# WRITTEN EXERCISE:
Omit all pictures and give the records below again exactly as written.

# RECORDS PROVIDED:

--------------------------------------------------

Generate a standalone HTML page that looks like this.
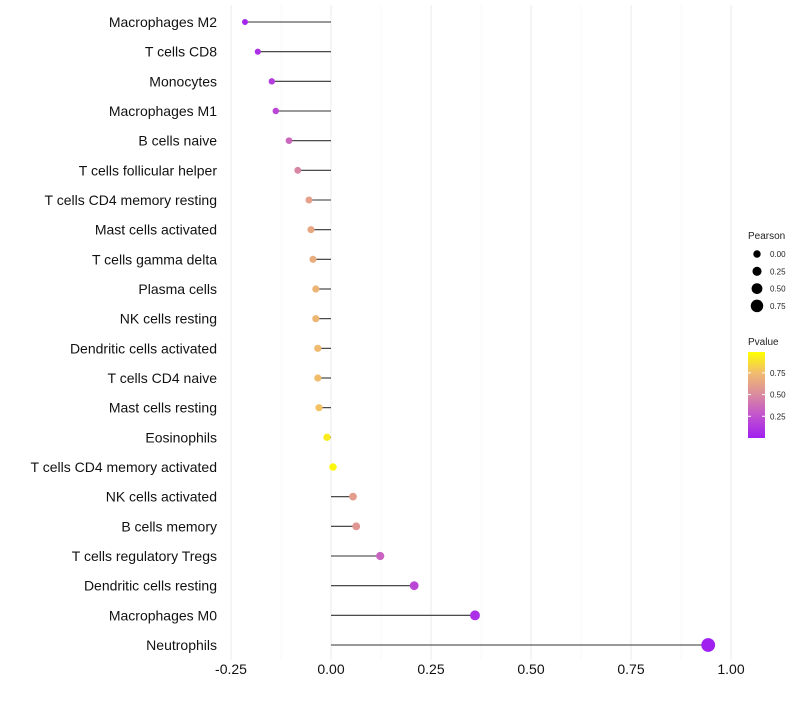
<!DOCTYPE html>
<html><head><meta charset="utf-8"><style>
body{margin:0;background:#fff;font-family:"Liberation Sans",sans-serif}
</style></head><body>
<svg id="c" width="800" height="700" xmlns="http://www.w3.org/2000/svg" font-family="Liberation Sans, sans-serif"></svg>
<script>
const cells=["Macrophages M2","T cells CD8","Monocytes","Macrophages M1","B cells naive","T cells follicular helper","T cells CD4 memory resting","Mast cells activated","T cells gamma delta","Plasma cells","NK cells resting","Dendritic cells activated","T cells CD4 naive","Mast cells resting","Eosinophils","T cells CD4 memory activated","NK cells activated","B cells memory","T cells regulatory  Tregs ","Dendritic cells resting","Macrophages M0","Neutrophils"];
const pearson=[-0.215,-0.183,-0.148,-0.138,-0.105,-0.083,-0.055,-0.05,-0.045,-0.038,-0.038,-0.033,-0.033,-0.03,-0.01,0.005,0.055,0.063,0.123,0.208,0.36,0.943];
const pvalue=[0.03,0.08,0.15,0.2,0.35,0.48,0.62,0.65,0.68,0.72,0.73,0.75,0.76,0.78,0.93,0.97,0.6,0.57,0.33,0.2,0.08,0.0];
const xTicks=[-0.25,0,0.25,0.5,0.75,1.0];
const xTickLabels=["-0.25","0.00","0.25","0.50","0.75","1.00"];
const sizeBreaks=[0,0.25,0.5,0.75];
const pBreaks=[0.25,0.5,0.75];
const svg=document.getElementById('c');const NS="http://www.w3.org/2000/svg";
function mk(t,a,p){const e=document.createElementNS(NS,t);for(const k in a)e.setAttribute(k,a[k]);(p||svg).appendChild(e);return e;}
const X=v=>331+v*400;
const Y=i=>22+i*(623/21);
const R=v=>Math.max(1.8,3.7+3.4*v);
const stops=[[160,32,240],[192,80,208],[218,138,160],[240,186,112],[255,255,0]];
function col(p){p=Math.max(0,Math.min(1,p));const f=p*4,i=Math.min(3,Math.floor(f)),t=f-i;const a=stops[i],b=stops[i+1];return `rgb(${a.map((c,k)=>Math.round(c+(b[k]-c)*t)).join(',')})`;}
for(let v=-0.25;v<=1.0001;v+=0.125){const major=Math.abs(v*4-Math.round(v*4))<1e-6;
const g=mk('line',{x1:X(v),x2:X(v),y1:5,y2:660,stroke:major?'#ebebeb':'#f4f4f4','stroke-width':major?1:0.6});

}
xTicks.forEach((v,i)=>{const t=mk('text',{x:X(v),y:674,'text-anchor':'middle','font-size':14,fill:'#111'});t.textContent=xTickLabels[i];

});
cells.forEach((c,i)=>{const y=Y(i);
const l=mk('text',{x:217,y:y+5,'text-anchor':'end','font-size':14,fill:'#111'});l.textContent=c;


const s=mk('line',{x1:X(0),x2:X(pearson[i]),y1:y,y2:y,stroke:'#333','stroke-width':1.1});


const d=mk('circle',{cx:X(pearson[i]),cy:y,r:R(pearson[i]),fill:col(pvalue[i])});

});
const t1=mk('text',{x:748,y:239,'font-size':10,fill:'#222'});t1.textContent='Pearson';


sizeBreaks.forEach((v,i)=>{const y=254+i*17.3;
const d=mk('circle',{cx:757,cy:y,r:R(v),fill:'#000'});


const t=mk('text',{x:770,y:y+3,'font-size':8,fill:'#222'});t.textContent=v.toFixed(2);

});
const t2=mk('text',{x:748,y:345,'font-size':10,fill:'#222'});t2.textContent='Pvalue';


const defs=mk('defs',{});const lg=mk('linearGradient',{id:'g',x1:0,y1:1,x2:0,y2:0},defs);
stops.forEach((s,i)=>mk('stop',{offset:i/4,'stop-color':`rgb(${s.join(',')})`},lg));
const cbTop=352,cbBot=438,pmin=0,pmax=0.99;
const cb=mk('rect',{x:748,y:cbTop,width:17,height:cbBot-cbTop,fill:'url(#g)'});


pBreaks.forEach(v=>{const y=cbBot-(v-pmin)/(pmax-pmin)*(cbBot-cbTop);
mk('line',{x1:748,x2:751,y1:y,y2:y,stroke:'#fff'});mk('line',{x1:762,x2:765,y1:y,y2:y,stroke:'#fff'});
const t=mk('text',{x:770,y:y+3,'font-size':8,fill:'#222'});t.textContent=v.toFixed(2);

});
</script>
</body></html>
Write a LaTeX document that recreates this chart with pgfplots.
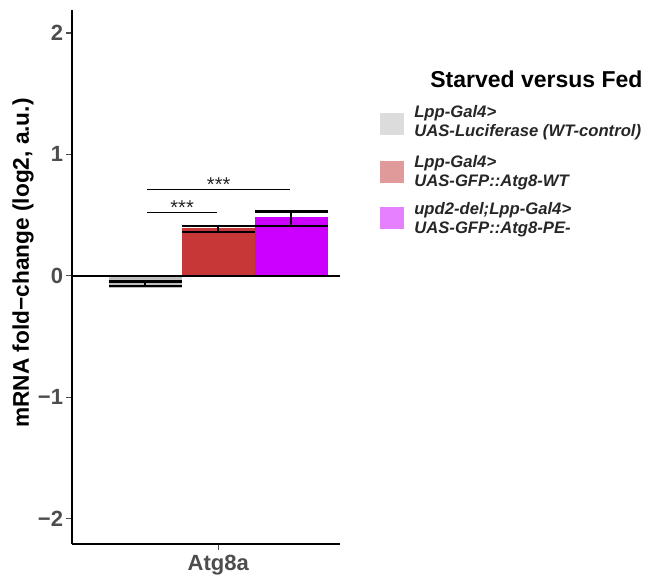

--------------------------------------------------

# SOLUTION TO THE PROBLEM:
Generate a standalone HTML page that looks like this.
<!DOCTYPE html>
<html><head><meta charset="utf-8"><style>
body{margin:0;background:#fff;font-family:"Liberation Sans",sans-serif}
</style></head><body>
<svg id="c" width="800" height="700" xmlns="http://www.w3.org/2000/svg" font-family="Liberation Sans, sans-serif"></svg>
<script>
const cells=["Macrophages M2","T cells CD8","Monocytes","Macrophages M1","B cells naive","T cells follicular helper","T cells CD4 memory resting","Mast cells activated","T cells gamma delta","Plasma cells","NK cells resting","Dendritic cells activated","T cells CD4 naive","Mast cells resting","Eosinophils","T cells CD4 memory activated","NK cells activated","B cells memory","T cells regulatory  Tregs ","Dendritic cells resting","Macrophages M0","Neutrophils"];
const pearson=[-0.215,-0.183,-0.148,-0.138,-0.105,-0.083,-0.055,-0.05,-0.045,-0.038,-0.038,-0.033,-0.033,-0.03,-0.01,0.005,0.055,0.063,0.123,0.208,0.36,0.943];
const pvalue=[0.03,0.08,0.15,0.2,0.35,0.48,0.62,0.65,0.68,0.72,0.73,0.75,0.76,0.78,0.93,0.97,0.6,0.57,0.33,0.2,0.08,0.0];
const xTicks=[-0.25,0,0.25,0.5,0.75,1.0];
const xTickLabels=["-0.25","0.00","0.25","0.50","0.75","1.00"];
const sizeBreaks=[0,0.25,0.5,0.75];
const pBreaks=[0.25,0.5,0.75];
const svg=document.getElementById('c');const NS="http://www.w3.org/2000/svg";
function mk(t,a,p){const e=document.createElementNS(NS,t);for(const k in a)e.setAttribute(k,a[k]);(p||svg).appendChild(e);return e;}
const X=v=>331+v*400;
const Y=i=>22+i*(623/21);
const R=v=>Math.max(1.8,3.7+3.4*v);
const stops=[[160,32,240],[192,80,208],[218,138,160],[240,186,112],[255,255,0]];
function col(p){p=Math.max(0,Math.min(1,p));const f=p*4,i=Math.min(3,Math.floor(f)),t=f-i;const a=stops[i],b=stops[i+1];return `rgb(${a.map((c,k)=>Math.round(c+(b[k]-c)*t)).join(',')})`;}
for(let v=-0.25;v<=1.0001;v+=0.125){const major=Math.abs(v*4-Math.round(v*4))<1e-6;
const g=mk('line',{x1:X(v),x2:X(v),y1:5,y2:660,stroke:major?'#ebebeb':'#f4f4f4','stroke-width':major?1:0.6});

}
xTicks.forEach((v,i)=>{const t=mk('text',{x:X(v),y:674,'text-anchor':'middle','font-size':14,fill:'#111'});t.textContent=xTickLabels[i];

});
cells.forEach((c,i)=>{const y=Y(i);
const l=mk('text',{x:217,y:y+5,'text-anchor':'end','font-size':14,fill:'#111'});l.textContent=c;


const s=mk('line',{x1:X(0),x2:X(pearson[i]),y1:y,y2:y,stroke:'#333','stroke-width':1.1});


const d=mk('circle',{cx:X(pearson[i]),cy:y,r:R(pearson[i]),fill:col(pvalue[i])});

});
const t1=mk('text',{x:748,y:239,'font-size':10,fill:'#222'});t1.textContent='Pearson';


sizeBreaks.forEach((v,i)=>{const y=254+i*17.3;
const d=mk('circle',{cx:757,cy:y,r:R(v),fill:'#000'});


const t=mk('text',{x:770,y:y+3,'font-size':8,fill:'#222'});t.textContent=v.toFixed(2);

});
const t2=mk('text',{x:748,y:345,'font-size':10,fill:'#222'});t2.textContent='Pvalue';


const defs=mk('defs',{});const lg=mk('linearGradient',{id:'g',x1:0,y1:1,x2:0,y2:0},defs);
stops.forEach((s,i)=>mk('stop',{offset:i/4,'stop-color':`rgb(${s.join(',')})`},lg));
const cbTop=352,cbBot=438,pmin=0,pmax=0.99;
const cb=mk('rect',{x:748,y:cbTop,width:17,height:cbBot-cbTop,fill:'url(#g)'});


pBreaks.forEach(v=>{const y=cbBot-(v-pmin)/(pmax-pmin)*(cbBot-cbTop);
mk('line',{x1:748,x2:751,y1:y,y2:y,stroke:'#fff'});mk('line',{x1:762,x2:765,y1:y,y2:y,stroke:'#fff'});
const t=mk('text',{x:770,y:y+3,'font-size':8,fill:'#222'});t.textContent=v.toFixed(2);

});
</script>
</body></html>
Write a LaTeX document that recreates this chart with pgfplots.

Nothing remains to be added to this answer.